Scottish author Mackay achieved international notice for his award-winning trilogy about the Glasgow underworld (
The Necessary Death of Lewis Winter; How a Gunman Says Goodbye; The Sudden Arrival of Violence). His follow-up offers more of the same, a sharp-edged morality play delivered with the relentless intensity of machine gunfire. When two young friends hard up for work, Alex Glass and Oliver Peterkinney, turn to the violent shadow industry of debt collection, their wayward lives begin to verge in significant ways.
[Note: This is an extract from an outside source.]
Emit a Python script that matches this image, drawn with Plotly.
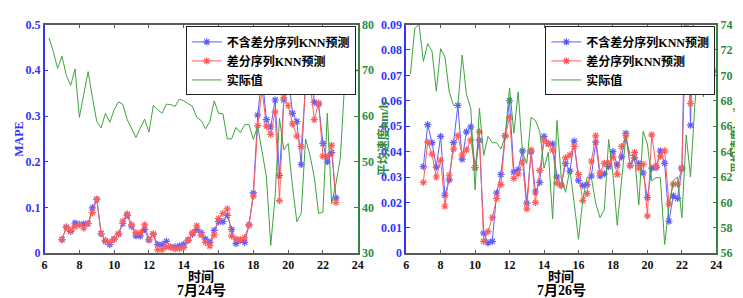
import numpy as np
import plotly.graph_objects as go
from plotly.subplots import make_subplots

# ---------------- data ----------------
t_pred = np.round(np.arange(7.0, 22.76, 0.25), 2)      # 64 forecast times (hours)
t_act = np.round(np.arange(6.25, 24.01, 0.25), 2)      # 72 measured times (hours)

# 7月24号
mape_plain_24 = [0.030, 0.057, 0.048, 0.066, 0.063, 0.064, 0.065, 0.099, 0.118, 0.043,
                 0.026, 0.019, 0.031, 0.042, 0.065, 0.083, 0.059, 0.038, 0.038, 0.052,
                 0.029, 0.042, 0.019, 0.019, 0.026, 0.014, 0.014, 0.016, 0.020, 0.029,
                 0.042, 0.052, 0.045, 0.031, 0.024, 0.050, 0.069, 0.069, 0.083, 0.052,
                 0.021, 0.028, 0.024, 0.062, 0.132, 0.302, 0.389, 0.292, 0.276, 0.335,
                 0.170, 0.335, 0.390, 0.306, 0.288, 0.194, 0.375, 0.440, 0.330, 0.326,
                 0.240, 0.200, 0.220, 0.121]
mape_diff_24 = [0.030, 0.057, 0.050, 0.058, 0.063, 0.055, 0.065, 0.089, 0.118, 0.043,
                0.028, 0.024, 0.031, 0.042, 0.070, 0.086, 0.062, 0.045, 0.045, 0.062,
                0.030, 0.042, 0.008, 0.008, 0.014, 0.013, 0.010, 0.010, 0.013, 0.028,
                0.045, 0.060, 0.040, 0.024, 0.016, 0.040, 0.076, 0.087, 0.097, 0.038,
                0.031, 0.030, 0.034, 0.062, 0.125, 0.279, 0.358, 0.278, 0.260, 0.309,
                0.115, 0.340, 0.323, 0.283, 0.256, 0.233, 0.361, 0.378, 0.292, 0.328,
                0.212, 0.212, 0.236, 0.111]
speed_24 = [77.1, 74.1, 70.4, 73.1, 68.9, 66.7, 70.3, 59.7, 64.7, 69.7,
            64.0, 58.8, 57.4, 60.6, 58.6, 61.4, 63.1, 62.5, 59.2, 57.4,
            55.3, 57.4, 59.3, 56.5, 62.3, 61.4, 60.6, 62.6, 62.5, 62.1,
            63.7, 63.3, 62.6, 62.1, 59.7, 59.0, 57.2, 58.8, 63.3, 60.6,
            60.5, 55.0, 55.0, 57.5, 56.4, 58.1, 58.1, 54.9, 57.8, 52.2,
            46.7, 31.7, 42.5, 59.5, 52.6, 54.0, 44.6, 36.9, 38.7, 55.0,
            51.5, 46.7, 38.7, 39.0, 60.6, 40.8, 45.3, 50.8, 67.5, 69.6,
            68.9, 70.3]

# 7月26号
mape_plain_26 = [0.0341, 0.0506, 0.0435, 0.0339, 0.0460, 0.0229, 0.0289, 0.0435, 0.0582, 0.0370,
                 0.0478, 0.0497, 0.0337, 0.0445, 0.0079, 0.0041, 0.0047, 0.0237, 0.0310, 0.0462,
                 0.0600, 0.0320, 0.0329, 0.0403, 0.0197, 0.0399, 0.0241, 0.0279, 0.0460, 0.0432,
                 0.0430, 0.0300, 0.0266, 0.0354, 0.0323, 0.0441, 0.0287, 0.0266, 0.0270, 0.0304,
                 0.0437, 0.0304, 0.0312, 0.0341, 0.0400, 0.0347, 0.0379, 0.0472, 0.0345, 0.0375,
                 0.0354, 0.0316, 0.0219, 0.0335, 0.0337, 0.0403, 0.0354, 0.0126, 0.0226, 0.0216,
                 0.0332, 0.1200, 0.0504, 0.1200]
mape_diff_26 = [0.0279, 0.0437, 0.0390, 0.0300, 0.0366, 0.0185, 0.0307, 0.0410, 0.0463, 0.0387,
                0.0407, 0.0445, 0.0337, 0.0478, 0.0047, 0.0085, 0.0141, 0.0216, 0.0270, 0.0462,
                0.0535, 0.0295, 0.0312, 0.0360, 0.0175, 0.0406, 0.0200, 0.0326, 0.0445, 0.0430,
                0.0406, 0.0276, 0.0268, 0.0375, 0.0387, 0.0420, 0.0310, 0.0207, 0.0235, 0.0362,
                0.0462, 0.0316, 0.0354, 0.0354, 0.0379, 0.0310, 0.0420, 0.0462, 0.0345, 0.0397,
                0.0335, 0.0350, 0.0147, 0.0466, 0.0343, 0.0382, 0.0403, 0.0194, 0.0272, 0.0272,
                0.0337, 0.0930, 0.0589, 0.1100]
speed_26 = [70.1, 73.7, 74.0, 71.1, 72.5, 71.9, 68.75, 72.1, 71.45, 68.7,
            67.65, 67.6, 71.6, 68.5, 67.4, 61.0, 67.4, 63.7, 65.2, 64.7,
            64.7, 64.2, 65.2, 69.0, 65.45, 68.7, 63.95, 63.07, 66.7, 66.45,
            65.6, 62.7, 63.95, 58.7, 66.45, 61.9, 60.8, 62.6, 59.95, 57.1,
            60.2, 61.95, 61.95, 59.95, 58.8, 59.45, 64.95, 62.2, 58.2, 61.45,
            65.2, 63.7, 63.7, 59.8, 65.6, 64.6, 61.7, 61.95, 61.95, 56.7,
            59.7, 61.7, 62.0, 58.8, 65.3, 62.0, 67.7, 71.2, 68.3, 70.45,
            69.3, 70.6]

names = ["不含差分序列KNN预测", "差分序列KNN预测", "实际值"]
x_ticks = [6, 8, 10, 12, 14, 16, 18, 20, 22, 24]
date_labels = ["7月24号", "7月26号"]

# ---------------- style ----------------
FONT = "Liberation Serif, Noto Sans CJK SC, serif"
BLUE_M = "#0000ff"
BLUE_L = "#5c5cff"
RED_M = "#ff0000"
RED_L = "#ff5c5c"
GREEN = "#3fa33f"
AX_BLUE = "#3333ff"
AX_GREEN = "#2e8b3e"
GRAY = "#5a5a5a"

fig = make_subplots(rows=1, cols=2, specs=[[{"secondary_y": True}, {"secondary_y": True}]])

panels = [
    (mape_plain_24, mape_diff_24, speed_24, "legend"),
    (mape_plain_26, mape_diff_26, speed_26, "legend2"),
]
for i, (bp, rd, sp, lg) in enumerate(panels):
    col = i + 1
    fig.add_trace(go.Scatter(x=t_pred, y=bp, name=names[0], mode="lines+markers",
                             line=dict(color=BLUE_L, width=1),
                             marker=dict(symbol="asterisk-open", size=6,
                                         line=dict(color=BLUE_M, width=1.2)),
                             legend=lg),
                  row=1, col=col, secondary_y=False)
    fig.add_trace(go.Scatter(x=t_pred, y=rd, name=names[1], mode="lines+markers",
                             line=dict(color=RED_L, width=1),
                             marker=dict(symbol="asterisk-open", size=6,
                                         line=dict(color=RED_M, width=1.2)),
                             legend=lg),
                  row=1, col=col, secondary_y=False)
    fig.add_trace(go.Scatter(x=t_act, y=sp, name=names[2], mode="lines",
                             line=dict(color=GREEN, width=1), legend=lg),
                  row=1, col=col, secondary_y=True)

W, H = 743, 298
def px(x):
    return x / W
def py(y):
    return 1 - y / H

dom_x = [[px(34), px(351)], [px(400), px(714)]]
dom_y = [py(250), py(10)]

tickfont_blue = dict(family=FONT, size=12, color=AX_BLUE, weight="bold")
tickfont_green = dict(family=FONT, size=12, color=AX_GREEN, weight="bold")
tickfont_black = dict(family=FONT, size=12, color="#111111", weight="bold")

fig.update_layout(
    width=W, height=H,
    margin=dict(l=0, r=0, t=0, b=0),
    paper_bgcolor="white", plot_bgcolor="white",
    showlegend=True,
    font=dict(family=FONT, size=12, color="black"),
)

x_common = dict(range=[6, 24], tickvals=x_ticks, showline=True, linecolor=GRAY, linewidth=1.5,
                mirror="ticks", ticks="inside", ticklen=4, tickcolor=GRAY,
                showgrid=False, zeroline=False, tickfont=tickfont_black)
fig.update_layout(
    xaxis=dict(domain=dom_x[0], **x_common),
    xaxis2=dict(domain=dom_x[1], **x_common),
    yaxis=dict(domain=dom_y, range=[0, 0.5], dtick=0.1, showline=True, linecolor=AX_BLUE,
               linewidth=1.5, ticks="inside", ticklen=4, tickcolor=AX_BLUE, showgrid=False,
               zeroline=False, tickfont=tickfont_blue),
    yaxis2=dict(domain=dom_y, range=[30, 80], dtick=10, showline=True, linecolor=AX_GREEN,
                linewidth=1.5, ticks="inside", ticklen=4, tickcolor=AX_GREEN, showgrid=False,
                zeroline=False, tickfont=tickfont_green, side="right", overlaying="y",
                anchor="x"),
    yaxis3=dict(domain=dom_y, range=[0, 0.09], dtick=0.01, showline=True, linecolor=AX_BLUE,
                linewidth=1.5, ticks="inside", ticklen=4, tickcolor=AX_BLUE, showgrid=False,
                zeroline=False, tickfont=tickfont_blue, anchor="x2"),
    yaxis4=dict(domain=dom_y, range=[56, 74], dtick=2, showline=True, linecolor=AX_GREEN,
                linewidth=1.5, ticks="inside", ticklen=4, tickcolor=AX_GREEN, showgrid=False,
                zeroline=False, tickfont=tickfont_green, side="right", overlaying="y3",
                anchor="x2"),
)

leg_common = dict(bgcolor="white", bordercolor="#222222", borderwidth=1,
                  font=dict(family=FONT, size=12, color="black", weight="bold"),
                  xanchor="right", yanchor="top", tracegroupgap=0, itemwidth=30,
                  traceorder="normal")
fig.update_layout(
    legend=dict(x=px(349), y=py(12), **leg_common),
    legend2=dict(x=px(713), y=py(12), **leg_common),
)

ann = []
for i in range(2):
    cx = (dom_x[i][0] + dom_x[i][1]) / 2
    ann.append(dict(text="时间", x=cx, y=py(274), xref="paper", yref="paper",
                    xanchor="center", yanchor="middle", showarrow=False,
                    font=dict(family=FONT, size=13, color="black", weight="bold")))
    ann.append(dict(text=date_labels[i], x=cx, y=py(289), xref="paper", yref="paper",
                    xanchor="center", yanchor="middle", showarrow=False,
                    font=dict(family=FONT, size=14, color="black", weight="bold")))
ann.append(dict(text="MAPE", x=px(8), y=py(130), xref="paper", yref="paper", textangle=-90,
                xanchor="center", yanchor="middle", showarrow=False, borderpad=0,
                font=dict(family=FONT, size=12, color=AX_BLUE, weight="bold")))
ann.append(dict(text="平均速度km/h", x=px(377), y=py(130), xref="paper", yref="paper", textangle=-90,
                xanchor="center", yanchor="middle", showarrow=False, borderpad=0,
                font=dict(family=FONT, size=12, color=AX_GREEN, weight="bold")))
ann.append(dict(text="平均速度km/h", x=px(734), y=py(130), xref="paper", yref="paper", textangle=-90,
                xanchor="center", yanchor="middle", showarrow=False, borderpad=0,
                font=dict(family=FONT, size=11, color=AX_GREEN, weight="bold")))
fig.update_layout(annotations=ann)

fig.write_html("out.html")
While Alex revels in the money and vices his new job provides, Oliver coolly seeks more power, climbing the ladder with such ruthless precision that he becomes unrecognizable to his grandfather. As in his trilogy, Mackay's distinctive narration offers the fevered thought-speak of the three kingpins Oliver is competing against—each balancing multiple agendas and loyal only to himself. As the names pile up and the alliances keep shifting, they begin to sound the same, often rendering them indistinguishable to the reader (Mackay, as if knowing this, provides a humorous but redundant five-page cast of characters in the front). Eventually, the story's machinations lead to an inevitable but satisfying climax between the two former mates.
VERDICT Recommended with modest reservations, this compelling modern noir will stand out in most crime fiction collections. [See Prepub Alert, 11/16/15.]